Accurate knowledge of a material’s chemistry is critical for ensuring reliability, meeting regulatory standards, and preventing costly failures. Without proper testing, manufacturers risk product recalls, performance issues, and compliance challenges.

Routine chemical composition analysis verifies inputs, detects impurities, and assesses product stability before problems escalate. With Covalent, clients receive data they can trust, validate specifications, improve processes, and ensure consistent output.

Compositional Analysis is critical at various stages of a product development:

• Incoming material inspection.
• Supplier qualification and verification.
• Regulatory testing and documentation.
• Production validation and batch consistency checks.
• Failure analysis or troubleshooting.
• Material substitution or reformulation.

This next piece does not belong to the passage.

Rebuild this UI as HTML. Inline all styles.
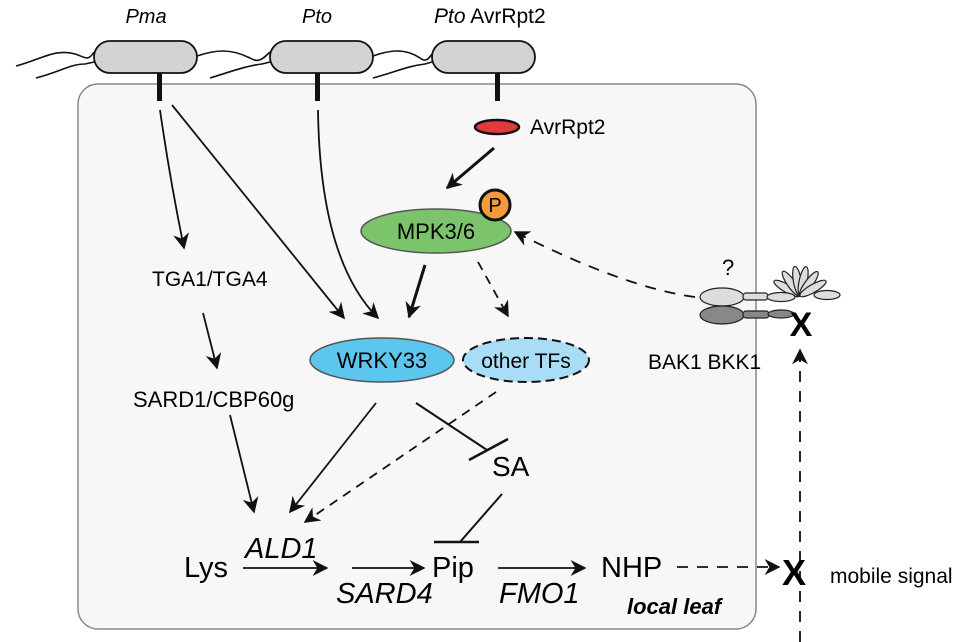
<!DOCTYPE html>
<html><head><meta charset="utf-8"><style>
html,body{margin:0;padding:0;background:#fff;}
svg{display:block;font-family:"Liberation Sans",Arial,sans-serif;}
</style></head><body>
<svg width="978" height="642" viewBox="0 0 978 642" xmlns="http://www.w3.org/2000/svg">
<defs>
<marker id="b" viewBox="0 0 10 10" refX="9" refY="5" markerWidth="16" markerHeight="16" orient="auto" markerUnits="userSpaceOnUse"><path d="M0,0 L10,5 L0,10 L3,5 z" fill="#111"/></marker>
</defs>
<rect x="78" y="84" width="678" height="545" rx="20" fill="#f7f7f7" stroke="#888" stroke-width="1.5"/>
<text x="146" y="23" font-size="20" font-style="italic" text-anchor="middle">Pma</text>
<text x="317" y="23" font-size="20" font-style="italic" text-anchor="middle">Pto</text>
<text x="434" y="23" font-size="21"><tspan font-style="italic">Pto</tspan> AvrRpt2</text>
<g fill="none" stroke="#111" stroke-width="1.6">
<path d="M16,66 C40,60 55,48 75,54 C85,57 88,62 94,52"/>
<path d="M36,78 C60,72 70,64 85,64 L94,62"/>
<path d="M197,56 C215,50 230,48 250,58 C258,63 262,60 270,52"/>
<path d="M210,78 C230,72 245,66 262,64 L270,62"/>
<path d="M373,56 C390,50 405,48 420,58 C425,62 428,60 432,54"/>
<path d="M373,78 C395,72 408,66 425,64 L432,62"/>
</g>
<g fill="#d3d3d3" stroke="#111" stroke-width="1.8">
<rect x="94" y="41" width="103" height="32" rx="16"/>
<rect x="270" y="41" width="103" height="32" rx="16"/>
<rect x="432" y="41" width="103" height="32" rx="16"/>
</g>
<g fill="#111">
<rect x="157" y="73" width="5" height="28"/>
<rect x="315" y="73" width="5" height="28"/>
<rect x="495" y="73" width="5" height="28"/>
</g>
<ellipse cx="497" cy="127" rx="22" ry="7" fill="#e23a3a" stroke="#111" stroke-width="2.5"/>
<text x="530" y="134" font-size="21">AvrRpt2</text>
<line x1="494" y1="148" x2="447" y2="188" stroke="#111" stroke-width="3" marker-end="url(#b)"/>
<ellipse cx="436" cy="231" rx="75" ry="22" fill="#7cc46c" stroke="#555" stroke-width="1.5"/>
<text x="436" y="239" font-size="22" text-anchor="middle">MPK3/6</text>
<circle cx="495" cy="205" r="15" fill="#f39a3a" stroke="#111" stroke-width="3"/>
<text x="495" y="212" font-size="20" text-anchor="middle">P</text>
<g stroke="#111" fill="none" stroke-width="1.8">
<path d="M160,110 Q170,180 184,248" marker-end="url(#b)"/>
<line x1="172" y1="105" x2="344" y2="318" marker-end="url(#b)"/>
<path d="M318,110 Q320,260 378,318" marker-end="url(#b)"/>
<line x1="425" y1="265" x2="409" y2="317" stroke-width="3" marker-end="url(#b)"/>
<line x1="478" y1="262" x2="508" y2="316" stroke-dasharray="9,7" marker-end="url(#b)"/>
<line x1="203" y1="313" x2="217" y2="368" marker-end="url(#b)"/>
<line x1="230" y1="415" x2="254" y2="512" marker-end="url(#b)"/>
<line x1="376" y1="403" x2="290" y2="512" marker-end="url(#b)"/>
<line x1="496" y1="392" x2="305" y2="522" stroke-dasharray="9,7" marker-end="url(#b)"/>
<line x1="416" y1="403" x2="487" y2="450" stroke-width="2"/>
<line x1="469" y1="460" x2="508" y2="439" stroke-width="2.5"/>
<line x1="502" y1="494" x2="460" y2="542" stroke-width="2"/>
<line x1="434" y1="542" x2="479" y2="542" stroke-width="2.5"/>
<line x1="243" y1="568" x2="327" y2="568" marker-end="url(#b)"/>
<line x1="352" y1="568" x2="424" y2="568" marker-end="url(#b)"/>
<line x1="498" y1="568" x2="585" y2="568" marker-end="url(#b)"/>
<line x1="677" y1="567" x2="779" y2="567" stroke-dasharray="11,9" marker-end="url(#b)"/>
<line x1="800" y1="642" x2="800" y2="350" stroke-dasharray="11,9" marker-end="url(#b)"/>
<path d="M695,297 C640,290 570,260 515,232" stroke-dasharray="11,9" marker-end="url(#b)"/>
</g>
<ellipse cx="382" cy="360" rx="72" ry="22" fill="#5cc6ef" stroke="#555" stroke-width="1.5"/>
<text x="382" y="368" font-size="22" text-anchor="middle">WRKY33</text>
<ellipse cx="526" cy="360" rx="63" ry="22" fill="#a9ddf5" stroke="#111" stroke-width="2" stroke-dasharray="9,5"/>
<text x="526" y="368" font-size="21" text-anchor="middle">other TFs</text>
<text x="152" y="286" font-size="21">TGA1/TGA4</text>
<text x="133" y="407" font-size="22">SARD1/CBP60g</text>
<text x="492" y="476" font-size="28">SA</text>
<text x="245" y="558" font-size="29" font-style="italic">ALD1</text>
<text x="184" y="577" font-size="29">Lys</text>
<text x="432" y="577" font-size="29">Pip</text>
<text x="336" y="603" font-size="29" font-style="italic">SARD4</text>
<text x="499" y="603" font-size="29" font-style="italic">FMO1</text>
<text x="601" y="577" font-size="29">NHP</text>
<text x="627" y="614" font-size="22" font-weight="bold" font-style="italic">local leaf</text>
<text x="782" y="585" font-size="36" font-weight="bold">X</text>
<text x="830" y="583" font-size="21">mobile signal</text>
<g stroke="#222" stroke-width="1.2">
<g fill="#ddd">
<g transform="translate(800,296)">
<ellipse cx="0" cy="-15" rx="4" ry="15" transform="rotate(-60)"/>
<ellipse cx="0" cy="-15" rx="4" ry="15" transform="rotate(-35)"/>
<ellipse cx="0" cy="-15" rx="4" ry="15" transform="rotate(-10)"/>
<ellipse cx="0" cy="-15" rx="4" ry="15" transform="rotate(12)"/>
<ellipse cx="0" cy="-15" rx="4" ry="15" transform="rotate(36)"/>
<ellipse cx="0" cy="-15" rx="4" ry="15" transform="rotate(60)"/>
</g>
<ellipse cx="827" cy="295" rx="13" ry="4.5"/>
<ellipse cx="722" cy="297" rx="22" ry="9"/>
<rect x="743" y="293" width="25" height="7" rx="3"/>
<ellipse cx="781" cy="297" rx="14" ry="4.5"/>
</g>
<g fill="#888">
<ellipse cx="722" cy="315" rx="22" ry="9"/>
<rect x="743" y="311" width="26" height="7" rx="3"/>
<ellipse cx="781" cy="314" rx="13" ry="4"/>
</g>
</g>
<text x="722" y="275" font-size="22">?</text>
<text x="801" y="336" font-size="34" font-weight="bold" text-anchor="middle">X</text>
<text x="648" y="369" font-size="21">BAK1 BKK1</text>
</svg>
</body></html>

By checking composition early, teams can avoid hidden risks and stay confident at every stage of development.

Compositional analysis encompasses several closely related techniques that provide different information about the material’s composition and properties.

• Elemental Quantification: Evaluates the concentrations of major, minor, and trace components.
• Molecular and Functional Group Identification: Describes the chemical bonding and structure of molecules and complex substances.
• Surface Chemistry Analysis: Examines only the outermost layers of the sample.
• Bulk Composition Characterization: Measures uniformity and identifies the heterogeneity across the full volume of the sample.
• Phases and Structural Determination: Defines the crystalline, amorphous, and mixed phases in solid samples.
• Depth Profiling and Layered Structure Analysis: Measures composition as a function of depth to understand coatings, diffusion gradients, and multilayer interfaces.

Overall, these methods provide comprehensive chemical characterization, from surfaces to the interior, for both verification and troubleshooting.

The frequency of compositional testing often depends on several key factors. Industry standards, environmental conditions, and production processes.

Key drivers include:

• Environmental exposure or degradation over time.
• Manufacturing or process changes.
• Batch-to-batch consistency requirements.
• Industry regulations and QA standards.
• Specific client or contract requirements.

To achieve reliable results, careful sample handling and documentation are critical:

• Preserve samples in their original state and avoid contamination. If contamination composition is being studied, avoid cleaning or touching the surface with hands or other materials.
• Record sample history, process conditions, and environmental exposure.
• Provide reference or control samples when possible.
• Ensure representative sampling for heterogeneous materials.
• Collaborate with engineers to align results with the use case.

By following these practices, we can reduce uncertainty, reach conclusions faster, and get the most reliable answer from every test.